Every civilization is measured not by the culture it offers its denizens, but by the one it imposes upon them. So, though the Soviet 1920s harboured a Boris Pasternak, or, say, the American 1990s a Tom Wolfe, this will mean less to a future historian than, say, collective farms or electronic games.

Electronic games had not been a consummation devoutly wish’d for the citizens of the United States before the invention hit the market.
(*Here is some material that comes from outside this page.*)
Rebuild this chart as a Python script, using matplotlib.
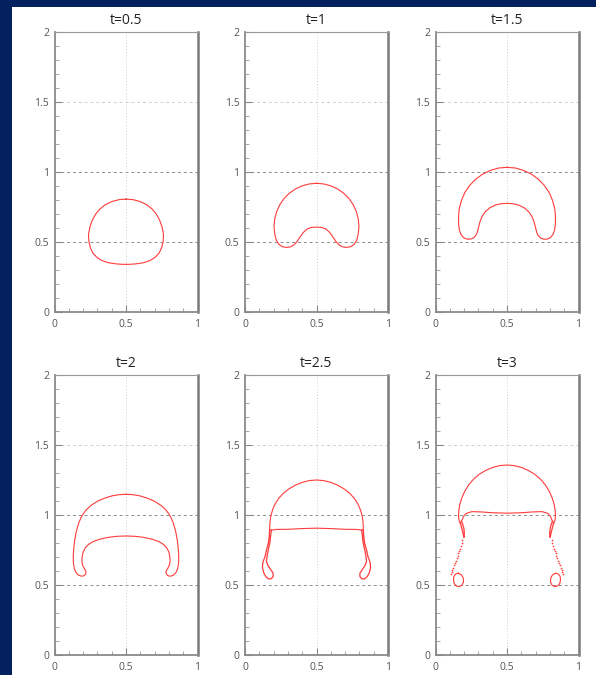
import numpy as np
import matplotlib
matplotlib.use("Agg")
import matplotlib.pyplot as plt
from matplotlib.patches import Rectangle
from matplotlib.ticker import MultipleLocator

plt.rcParams['font.family'] = ['Open Sans', 'DejaVu Sans']

# interface contours, left half only (the bubble is symmetric about x = 0.5)
# t = 0.5
x_t05 = [0.500, 0.450, 0.400, 0.355, 0.318, 0.288, 0.265, 0.248, 0.238, 0.240,
         0.250, 0.268, 0.295, 0.330, 0.375, 0.425, 0.475, 0.500]
y_t05 = [0.810, 0.806, 0.792, 0.770, 0.740, 0.703, 0.660, 0.612, 0.560, 0.510,
         0.465, 0.425, 0.395, 0.372, 0.356, 0.348, 0.344, 0.344]

# t = 1
x_t1 = [0.500, 0.448, 0.398, 0.352, 0.309, 0.272, 0.243, 0.221, 0.208, 0.203,
        0.208, 0.218, 0.236, 0.260, 0.290, 0.318, 0.342, 0.365, 0.385, 0.408,
        0.435, 0.465, 0.500]
y_t1 = [0.923, 0.918, 0.904, 0.882, 0.851, 0.813, 0.769, 0.720, 0.668, 0.615,
        0.561, 0.518, 0.488, 0.470, 0.465, 0.469, 0.483, 0.508, 0.540, 0.572,
        0.597, 0.608, 0.610]

# t = 1.5
x_t15 = [0.500, 0.441, 0.384, 0.331, 0.282, 0.240, 0.206, 0.182, 0.166, 0.161,
         0.162, 0.167, 0.178, 0.196, 0.220, 0.243, 0.265, 0.282, 0.293, 0.300,
         0.310, 0.325, 0.348, 0.380, 0.420, 0.460, 0.500]
y_t15 = [1.037, 1.032, 1.015, 0.989, 0.953, 0.909, 0.859, 0.802, 0.742, 0.680,
         0.630, 0.590, 0.558, 0.535, 0.524, 0.524, 0.532, 0.550, 0.575, 0.605,
         0.645, 0.685, 0.720, 0.748, 0.768, 0.777, 0.780]

# t = 2
x_t2 = [0.500, 0.450, 0.400, 0.350, 0.300, 0.255, 0.220, 0.192, 0.170, 0.153,
        0.142, 0.135, 0.131, 0.132, 0.138, 0.150, 0.168, 0.188, 0.206, 0.218,
        0.220, 0.210, 0.198, 0.192, 0.193, 0.200, 0.215, 0.238, 0.270, 0.320,
        0.380, 0.440, 0.500]
y_t2 = [1.148, 1.145, 1.136, 1.120, 1.098, 1.068, 1.035, 0.995, 0.945, 0.885,
        0.825, 0.765, 0.710, 0.660, 0.620, 0.590, 0.570, 0.563, 0.566, 0.578,
        0.596, 0.615, 0.638, 0.665, 0.700, 0.735, 0.765, 0.790, 0.810, 0.828,
        0.841, 0.848, 0.850]

# t = 2.5: cap, thin film, skirt and the loop at its lower end
x_t25_cap = [0.500, 0.450, 0.400, 0.350, 0.305, 0.268, 0.235, 0.210, 0.192, 0.180,
             0.174, 0.172]
y_t25_cap = [1.250, 1.246, 1.233, 1.212, 1.185, 1.155, 1.118, 1.078, 1.035, 0.990,
             0.945, 0.895]
x_t25_film = [0.172, 0.185, 0.220, 0.300, 0.400, 0.500]
y_t25_film = [0.895, 0.892, 0.897, 0.898, 0.903, 0.906]
x_t25_skirt = [0.172, 0.170, 0.163, 0.150, 0.140, 0.128, 0.124, 0.122, 0.130,
               0.145, 0.165, 0.185, 0.197, 0.196, 0.180, 0.160, 0.150, 0.155,
               0.165, 0.175, 0.180, 0.185]
y_t25_skirt = [0.893, 0.850, 0.798, 0.750, 0.702, 0.670, 0.655, 0.625, 0.590,
               0.560, 0.543, 0.545, 0.562, 0.585, 0.610, 0.640, 0.670, 0.710,
               0.760, 0.810, 0.860, 0.893]

# t = 3: cap, film, neck, broken ligament and satellite drop
x_t3_cap = [0.500, 0.450, 0.400, 0.350, 0.305, 0.265, 0.232, 0.205, 0.185, 0.170,
            0.163, 0.161, 0.165, 0.175]
y_t3_cap = [1.357, 1.353, 1.340, 1.318, 1.290, 1.255, 1.215, 1.170, 1.125, 1.075,
            1.030, 0.990, 0.960, 0.940]
x_t3_film = [0.172, 0.185, 0.196, 0.215, 0.255, 0.320, 0.400, 0.500]
y_t3_film = [0.940, 0.962, 0.990, 1.012, 1.024, 1.022, 1.016, 1.013]
x_t3_neck = [0.175, 0.182, 0.190, 0.196, 0.199, 0.202, 0.198, 0.190, 0.182]
y_t3_neck = [0.940, 0.910, 0.880, 0.850, 0.840, 0.870, 0.905, 0.935, 0.955]
x_t3_drops = [0.188, 0.182, 0.176, 0.170, 0.165, 0.160, 0.154, 0.148, 0.142,
              0.136, 0.130, 0.124, 0.118, 0.112, 0.106]
y_t3_drops = [0.820, 0.800, 0.780, 0.760, 0.745, 0.730, 0.710, 0.690, 0.670,
              0.655, 0.640, 0.625, 0.610, 0.595, 0.580]
x_t3_blob = [0.160, 0.140, 0.128, 0.126, 0.132, 0.148, 0.168, 0.186, 0.196,
             0.194, 0.182, 0.160]
y_t3_blob = [0.584, 0.578, 0.560, 0.535, 0.508, 0.492, 0.489, 0.500, 0.522,
             0.550, 0.572, 0.584]

titles = ['t=0.5', 't=1', 't=1.5', 't=2', 't=2.5', 't=3']

RED = '#ff3b3b'
NAVY = '#03205f'


def draw_half(ax, x, y, lw=0.8):
    # join the left half with its reflection about x = 0.5
    x = np.asarray(x)
    y = np.asarray(y)
    if x[0] == 0.5 and x[-1] != 0.5:
        xs = np.r_[1 - x[::-1], x]
        ys = np.r_[y[::-1], y]
    else:
        xs = np.r_[x, 1 - x[::-1]]
        ys = np.r_[y, y[::-1]]
    ax.plot(xs, ys, color=RED, lw=lw)


def draw_pair(ax, x, y, lw=0.8):
    # separate pieces on both sides
    x = np.asarray(x)
    ax.plot(x, y, color=RED, lw=lw)
    ax.plot(1 - x, y, color=RED, lw=lw)


def style_axes(ax, title):
    ax.set_xlim(0, 1)
    ax.set_ylim(0, 2)
    ax.set_title(title, fontsize=10, color='#222222', pad=6)
    ax.xaxis.set_minor_locator(MultipleLocator(0.1))
    ax.yaxis.set_minor_locator(MultipleLocator(0.1))
    ax.set_xticks([0, 0.5, 1])
    ax.set_xticklabels(['0', '0.5', '1'])
    ax.set_yticks([0, 0.5, 1, 1.5, 2])
    ax.set_yticklabels(['0', '0.5', '1', '1.5', '2'])
    ax.tick_params(which='major', direction='in', length=5, width=0.8,
                   color='#888888', labelsize=7.5, labelcolor='#555555')
    ax.tick_params(axis='x', which='major', pad=5)
    ax.tick_params(axis='y', which='major', pad=4)
    ax.tick_params(which='minor', direction='in', length=3, width=0.6,
                   color='#999999')
    for side in ['left', 'bottom']:
        ax.spines[side].set_color('#8a8a8a')
        ax.spines[side].set_linewidth(1.3)
    ax.spines['right'].set_color('#7a7a7a')
    ax.spines['right'].set_linewidth(1.8)
    ax.spines['top'].set_color('#999999')
    ax.spines['top'].set_linewidth(0.8)
    # reference lines
    for yv, c in [(0.5, '#8c8c8c'), (1.0, '#8c8c8c'), (1.5, '#cfcfcf')]:
        ax.axhline(yv, color=c, lw=0.7, ls=(0, (3, 3)), zorder=0)
    ax.axvline(0.5, color='#d0d0d0', lw=0.7, ls=(0, (1, 2)), zorder=0)


fig = plt.figure(figsize=(5.96, 6.75), dpi=100, facecolor=NAVY)
fig.patches.append(Rectangle((12 / 596, 0), 1, 1 - 7 / 675, transform=fig.transFigure,
                             facecolor='white', edgecolor='none', zorder=-1))

lefts = [54.5 / 596, 245 / 596, 435.5 / 596]
bottoms = [(675 - 312.5) / 675, (675 - 655) / 675]
w = 143 / 596
h = 280 / 675

axes = []
for r in range(2):
    for c in range(3):
        ax = fig.add_axes([lefts[c], bottoms[r], w, h])
        ax.set_facecolor('white')
        style_axes(ax, titles[r * 3 + c])
        axes.append(ax)

draw_half(axes[0], x_t05, y_t05)
draw_half(axes[1], x_t1, y_t1)
draw_half(axes[2], x_t15, y_t15)
draw_half(axes[3], x_t2, y_t2)

ax = axes[4]
draw_half(ax, x_t25_cap, y_t25_cap)
draw_half(ax, x_t25_film, y_t25_film)
draw_pair(ax, x_t25_skirt, y_t25_skirt, lw=0.9)

ax = axes[5]
draw_half(ax, x_t3_cap, y_t3_cap)
draw_half(ax, x_t3_film, y_t3_film)
draw_pair(ax, x_t3_neck, y_t3_neck, lw=0.9)
draw_pair(ax, x_t3_blob, y_t3_blob)
for xs in [np.asarray(x_t3_drops), 1 - np.asarray(x_t3_drops)]:
    ax.plot(xs, y_t3_drops, ls='none', marker='o', ms=1.2, mec='none', color=RED)

fig.savefig('out.png', dpi=100, facecolor=NAVY)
There had not been “demand” – to use the magic phrase that justifies the tabloid pun in my title – for them, other than the inchoate longing for entertainment common to all mankind.  It is how a civilization channels such longings that determines its place in history, as well as the likelihood of its survival in the long term.

My wife is a concert pianist, and it has occurred to me that a mere century ago Western civilization imposed a grand piano upon every middle-class household with the same degree of ubiquity that, a generation hence, made Ford a trademarked byword of freedom and, three or four generations later, made every man alive a chattel of the computer.  At the heart of each of these epochal transformations lay a myth rather than any “demand” apostrophized by Adam Smith and his intellectual progeny, a myth of liberty and leisure.  For the freedom to transport oneself from Manhattan to Greenwich, Connecticut, in time for highballs, like the pleasure of interactive pornography promised to us by the Internet, is in truth a very real kind of bondage.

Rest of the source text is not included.